WHAT THE EXERCISE ASKS - Starting from the top of the material, restate each line exactly until the line that contains "(0,0) rectangle (643,603);", which is also copied. Pictures are excluded.

** Start DATASET SECTION **

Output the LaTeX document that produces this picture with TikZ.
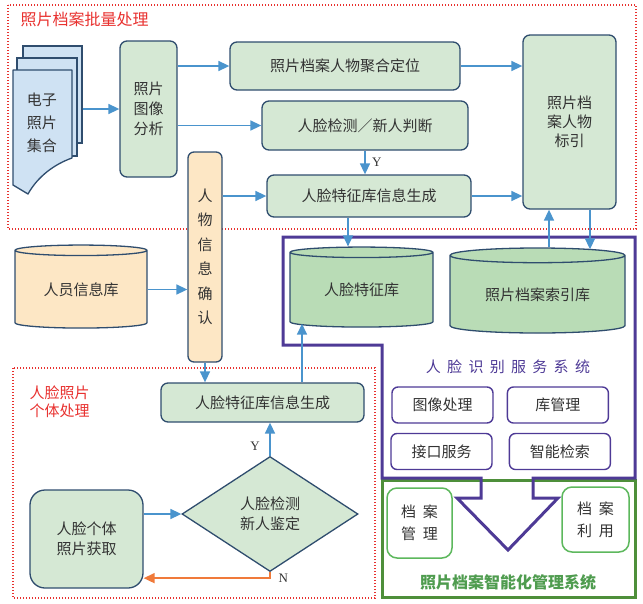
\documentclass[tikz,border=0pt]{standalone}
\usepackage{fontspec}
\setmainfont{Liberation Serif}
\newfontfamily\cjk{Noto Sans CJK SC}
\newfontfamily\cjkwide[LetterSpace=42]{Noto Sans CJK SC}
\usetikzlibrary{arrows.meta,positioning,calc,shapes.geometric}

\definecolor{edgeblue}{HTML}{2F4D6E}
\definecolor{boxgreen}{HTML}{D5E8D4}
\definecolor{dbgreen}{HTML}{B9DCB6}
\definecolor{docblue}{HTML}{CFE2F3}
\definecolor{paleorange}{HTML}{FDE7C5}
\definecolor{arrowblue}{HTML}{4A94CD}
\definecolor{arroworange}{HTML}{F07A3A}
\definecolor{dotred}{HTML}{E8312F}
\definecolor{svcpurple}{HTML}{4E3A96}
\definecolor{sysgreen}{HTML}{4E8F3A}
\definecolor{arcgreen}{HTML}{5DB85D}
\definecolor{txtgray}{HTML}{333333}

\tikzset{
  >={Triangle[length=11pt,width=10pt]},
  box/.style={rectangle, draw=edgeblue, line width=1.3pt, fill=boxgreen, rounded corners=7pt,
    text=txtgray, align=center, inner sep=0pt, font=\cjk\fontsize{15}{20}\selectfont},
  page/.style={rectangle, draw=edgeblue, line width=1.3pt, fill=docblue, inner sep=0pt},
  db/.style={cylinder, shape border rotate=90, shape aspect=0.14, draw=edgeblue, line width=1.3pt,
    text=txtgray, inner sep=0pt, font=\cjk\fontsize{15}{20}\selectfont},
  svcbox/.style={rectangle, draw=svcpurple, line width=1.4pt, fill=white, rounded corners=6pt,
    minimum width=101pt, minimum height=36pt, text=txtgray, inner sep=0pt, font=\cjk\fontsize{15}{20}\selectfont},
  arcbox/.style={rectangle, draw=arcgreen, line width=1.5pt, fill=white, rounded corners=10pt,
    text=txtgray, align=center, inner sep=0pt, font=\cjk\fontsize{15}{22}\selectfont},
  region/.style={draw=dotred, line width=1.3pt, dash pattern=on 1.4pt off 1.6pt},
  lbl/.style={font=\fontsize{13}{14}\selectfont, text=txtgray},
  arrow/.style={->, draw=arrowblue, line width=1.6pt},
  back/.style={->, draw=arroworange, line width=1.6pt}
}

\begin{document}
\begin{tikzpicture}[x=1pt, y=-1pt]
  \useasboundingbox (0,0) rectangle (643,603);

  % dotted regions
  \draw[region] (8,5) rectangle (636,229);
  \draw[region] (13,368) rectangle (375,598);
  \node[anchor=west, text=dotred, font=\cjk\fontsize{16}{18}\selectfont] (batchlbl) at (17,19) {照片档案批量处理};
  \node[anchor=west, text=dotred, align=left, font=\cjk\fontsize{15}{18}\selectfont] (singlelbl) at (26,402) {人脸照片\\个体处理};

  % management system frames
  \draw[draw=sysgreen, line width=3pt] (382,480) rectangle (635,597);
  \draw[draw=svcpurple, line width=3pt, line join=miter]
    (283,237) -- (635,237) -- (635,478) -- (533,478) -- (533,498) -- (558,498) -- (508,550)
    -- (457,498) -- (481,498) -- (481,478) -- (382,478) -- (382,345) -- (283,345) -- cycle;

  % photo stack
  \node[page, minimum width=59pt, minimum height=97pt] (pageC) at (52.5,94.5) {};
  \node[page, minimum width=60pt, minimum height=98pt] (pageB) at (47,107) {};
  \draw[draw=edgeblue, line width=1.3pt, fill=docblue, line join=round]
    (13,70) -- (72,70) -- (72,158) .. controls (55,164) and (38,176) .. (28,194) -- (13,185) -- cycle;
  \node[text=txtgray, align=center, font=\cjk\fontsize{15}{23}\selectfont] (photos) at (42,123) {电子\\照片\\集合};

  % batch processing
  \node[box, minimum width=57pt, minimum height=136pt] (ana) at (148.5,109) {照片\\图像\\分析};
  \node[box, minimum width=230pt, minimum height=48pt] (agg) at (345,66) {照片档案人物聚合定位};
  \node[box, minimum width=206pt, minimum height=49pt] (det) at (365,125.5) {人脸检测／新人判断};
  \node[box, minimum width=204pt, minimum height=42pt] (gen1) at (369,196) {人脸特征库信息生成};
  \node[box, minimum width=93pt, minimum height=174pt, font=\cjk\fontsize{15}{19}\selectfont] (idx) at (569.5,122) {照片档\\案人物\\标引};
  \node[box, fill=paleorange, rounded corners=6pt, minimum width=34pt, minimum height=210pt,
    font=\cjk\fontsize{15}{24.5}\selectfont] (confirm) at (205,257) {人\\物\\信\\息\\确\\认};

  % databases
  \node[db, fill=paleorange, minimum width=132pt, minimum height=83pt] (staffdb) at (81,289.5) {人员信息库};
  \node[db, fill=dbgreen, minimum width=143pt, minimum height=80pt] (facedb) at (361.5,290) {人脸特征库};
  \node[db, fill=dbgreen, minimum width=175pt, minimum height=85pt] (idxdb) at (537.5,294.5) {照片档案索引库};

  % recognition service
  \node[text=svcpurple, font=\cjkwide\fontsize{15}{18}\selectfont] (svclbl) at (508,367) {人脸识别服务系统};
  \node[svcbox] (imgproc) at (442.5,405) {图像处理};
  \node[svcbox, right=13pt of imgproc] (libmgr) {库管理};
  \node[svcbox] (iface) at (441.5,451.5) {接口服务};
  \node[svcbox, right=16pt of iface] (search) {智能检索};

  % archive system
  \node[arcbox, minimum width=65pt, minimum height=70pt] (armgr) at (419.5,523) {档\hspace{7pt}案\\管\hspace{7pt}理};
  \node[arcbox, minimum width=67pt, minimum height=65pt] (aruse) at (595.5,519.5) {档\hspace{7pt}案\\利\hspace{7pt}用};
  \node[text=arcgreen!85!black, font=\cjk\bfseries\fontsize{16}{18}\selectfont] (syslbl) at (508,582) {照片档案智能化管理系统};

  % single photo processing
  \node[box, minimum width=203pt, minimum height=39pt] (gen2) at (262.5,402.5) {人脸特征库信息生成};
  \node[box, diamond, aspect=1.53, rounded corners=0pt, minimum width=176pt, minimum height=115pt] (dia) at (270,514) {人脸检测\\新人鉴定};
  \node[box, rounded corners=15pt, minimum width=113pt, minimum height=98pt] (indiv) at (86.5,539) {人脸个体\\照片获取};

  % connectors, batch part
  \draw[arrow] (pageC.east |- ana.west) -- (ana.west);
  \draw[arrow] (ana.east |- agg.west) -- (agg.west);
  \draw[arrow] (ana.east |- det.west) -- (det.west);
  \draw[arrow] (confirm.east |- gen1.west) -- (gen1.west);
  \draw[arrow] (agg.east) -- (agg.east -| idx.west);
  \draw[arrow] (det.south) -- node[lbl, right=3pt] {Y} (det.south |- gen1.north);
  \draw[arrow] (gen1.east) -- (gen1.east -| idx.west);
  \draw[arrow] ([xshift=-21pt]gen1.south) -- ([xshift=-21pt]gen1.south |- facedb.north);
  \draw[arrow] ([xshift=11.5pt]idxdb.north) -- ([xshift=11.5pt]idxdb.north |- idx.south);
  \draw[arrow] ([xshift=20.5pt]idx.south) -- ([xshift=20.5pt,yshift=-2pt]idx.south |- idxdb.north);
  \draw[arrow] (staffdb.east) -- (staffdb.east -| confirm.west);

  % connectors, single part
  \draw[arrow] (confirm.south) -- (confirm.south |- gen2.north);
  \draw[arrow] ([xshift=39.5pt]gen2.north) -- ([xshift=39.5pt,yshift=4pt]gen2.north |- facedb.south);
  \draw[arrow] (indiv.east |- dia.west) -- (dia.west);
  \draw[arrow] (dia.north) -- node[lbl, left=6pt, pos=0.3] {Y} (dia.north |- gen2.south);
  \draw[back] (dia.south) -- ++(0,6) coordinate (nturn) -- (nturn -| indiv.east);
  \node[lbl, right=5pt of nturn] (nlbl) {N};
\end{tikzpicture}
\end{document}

** End DATASET SECTION **

ANSWER TO THIS TASK -
Output the LaTeX document that produces this picture with TikZ.
\documentclass[tikz,border=0pt]{standalone}
\usepackage{fontspec}
\setmainfont{Liberation Serif}
\newfontfamily\cjk{Noto Sans CJK SC}
\newfontfamily\cjkwide[LetterSpace=42]{Noto Sans CJK SC}
\usetikzlibrary{arrows.meta,positioning,calc,shapes.geometric}

\definecolor{edgeblue}{HTML}{2F4D6E}
\definecolor{boxgreen}{HTML}{D5E8D4}
\definecolor{dbgreen}{HTML}{B9DCB6}
\definecolor{docblue}{HTML}{CFE2F3}
\definecolor{paleorange}{HTML}{FDE7C5}
\definecolor{arrowblue}{HTML}{4A94CD}
\definecolor{arroworange}{HTML}{F07A3A}
\definecolor{dotred}{HTML}{E8312F}
\definecolor{svcpurple}{HTML}{4E3A96}
\definecolor{sysgreen}{HTML}{4E8F3A}
\definecolor{arcgreen}{HTML}{5DB85D}
\definecolor{txtgray}{HTML}{333333}

\tikzset{
  >={Triangle[length=11pt,width=10pt]},
  box/.style={rectangle, draw=edgeblue, line width=1.3pt, fill=boxgreen, rounded corners=7pt,
    text=txtgray, align=center, inner sep=0pt, font=\cjk\fontsize{15}{20}\selectfont},
  page/.style={rectangle, draw=edgeblue, line width=1.3pt, fill=docblue, inner sep=0pt},
  db/.style={cylinder, shape border rotate=90, shape aspect=0.14, draw=edgeblue, line width=1.3pt,
    text=txtgray, inner sep=0pt, font=\cjk\fontsize{15}{20}\selectfont},
  svcbox/.style={rectangle, draw=svcpurple, line width=1.4pt, fill=white, rounded corners=6pt,
    minimum width=101pt, minimum height=36pt, text=txtgray, inner sep=0pt, font=\cjk\fontsize{15}{20}\selectfont},
  arcbox/.style={rectangle, draw=arcgreen, line width=1.5pt, fill=white, rounded corners=10pt,
    text=txtgray, align=center, inner sep=0pt, font=\cjk\fontsize{15}{22}\selectfont},
  region/.style={draw=dotred, line width=1.3pt, dash pattern=on 1.4pt off 1.6pt},
  lbl/.style={font=\fontsize{13}{14}\selectfont, text=txtgray},
  arrow/.style={->, draw=arrowblue, line width=1.6pt},
  back/.style={->, draw=arroworange, line width=1.6pt}
}

\begin{document}
\begin{tikzpicture}[x=1pt, y=-1pt]
  \useasboundingbox (0,0) rectangle (643,603);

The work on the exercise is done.